::: Data shown

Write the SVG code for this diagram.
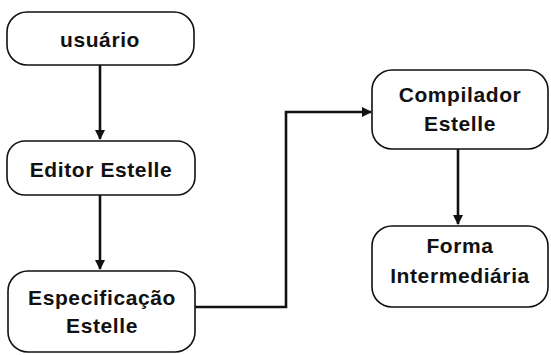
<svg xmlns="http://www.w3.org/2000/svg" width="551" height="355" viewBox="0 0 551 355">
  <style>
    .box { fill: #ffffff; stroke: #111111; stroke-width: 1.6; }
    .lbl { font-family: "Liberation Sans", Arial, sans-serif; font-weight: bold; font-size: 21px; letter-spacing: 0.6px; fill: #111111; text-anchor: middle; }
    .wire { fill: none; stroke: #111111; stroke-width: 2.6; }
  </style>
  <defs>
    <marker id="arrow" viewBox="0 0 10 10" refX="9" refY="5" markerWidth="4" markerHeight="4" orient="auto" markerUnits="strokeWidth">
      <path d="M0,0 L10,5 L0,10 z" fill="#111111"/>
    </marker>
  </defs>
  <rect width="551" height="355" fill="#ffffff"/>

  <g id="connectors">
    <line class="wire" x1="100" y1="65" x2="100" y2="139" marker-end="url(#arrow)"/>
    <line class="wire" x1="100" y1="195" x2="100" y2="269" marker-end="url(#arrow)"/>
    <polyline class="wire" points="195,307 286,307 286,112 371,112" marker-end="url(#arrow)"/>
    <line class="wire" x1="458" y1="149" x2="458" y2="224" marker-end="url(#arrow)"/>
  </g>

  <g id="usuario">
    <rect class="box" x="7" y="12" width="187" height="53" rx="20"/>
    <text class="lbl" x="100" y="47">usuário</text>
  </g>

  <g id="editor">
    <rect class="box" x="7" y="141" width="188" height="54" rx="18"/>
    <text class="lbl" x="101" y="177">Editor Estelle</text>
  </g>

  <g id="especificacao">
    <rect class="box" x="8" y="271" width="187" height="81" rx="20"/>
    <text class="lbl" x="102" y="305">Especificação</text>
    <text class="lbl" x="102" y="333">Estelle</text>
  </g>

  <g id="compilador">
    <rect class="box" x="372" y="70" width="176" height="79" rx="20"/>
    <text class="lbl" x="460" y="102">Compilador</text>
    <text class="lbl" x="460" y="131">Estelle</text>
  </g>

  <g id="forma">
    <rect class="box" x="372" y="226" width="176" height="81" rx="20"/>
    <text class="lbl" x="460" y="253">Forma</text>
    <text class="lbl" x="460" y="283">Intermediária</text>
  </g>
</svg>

::::::

# Given request:
Every line of text is to be repeated exactly; pictures are left out.

# Output:
Write the SVG code for this diagram.
<svg xmlns="http://www.w3.org/2000/svg" width="551" height="355" viewBox="0 0 551 355">
  <style>
    .box { fill: #ffffff; stroke: #111111; stroke-width: 1.6; }
    .lbl { font-family: "Liberation Sans", Arial, sans-serif; font-weight: bold; font-size: 21px; letter-spacing: 0.6px; fill: #111111; text-anchor: middle; }
    .wire { fill: none; stroke: #111111; stroke-width: 2.6; }
  </style>
  <defs>
    <marker id="arrow" viewBox="0 0 10 10" refX="9" refY="5" markerWidth="4" markerHeight="4" orient="auto" markerUnits="strokeWidth">
      <path d="M0,0 L10,5 L0,10 z" fill="#111111"/>
    </marker>
  </defs>
  <rect width="551" height="355" fill="#ffffff"/>

  <g id="connectors">
    <line class="wire" x1="100" y1="65" x2="100" y2="139" marker-end="url(#arrow)"/>
    <line class="wire" x1="100" y1="195" x2="100" y2="269" marker-end="url(#arrow)"/>
    <polyline class="wire" points="195,307 286,307 286,112 371,112" marker-end="url(#arrow)"/>
    <line class="wire" x1="458" y1="149" x2="458" y2="224" marker-end="url(#arrow)"/>
  </g>

  <g id="usuario">
    <rect class="box" x="7" y="12" width="187" height="53" rx="20"/>
    <text class="lbl" x="100" y="47">usuário</text>
  </g>

  <g id="editor">
    <rect class="box" x="7" y="141" width="188" height="54" rx="18"/>
    <text class="lbl" x="101" y="177">Editor Estelle</text>
  </g>

  <g id="especificacao">
    <rect class="box" x="8" y="271" width="187" height="81" rx="20"/>
    <text class="lbl" x="102" y="305">Especificação</text>
    <text class="lbl" x="102" y="333">Estelle</text>
  </g>

  <g id="compilador">
    <rect class="box" x="372" y="70" width="176" height="79" rx="20"/>
    <text class="lbl" x="460" y="102">Compilador</text>
    <text class="lbl" x="460" y="131">Estelle</text>
  </g>

  <g id="forma">
    <rect class="box" x="372" y="226" width="176" height="81" rx="20"/>
    <text class="lbl" x="460" y="253">Forma</text>
    <text class="lbl" x="460" y="283">Intermediária</text>
  </g>
</svg>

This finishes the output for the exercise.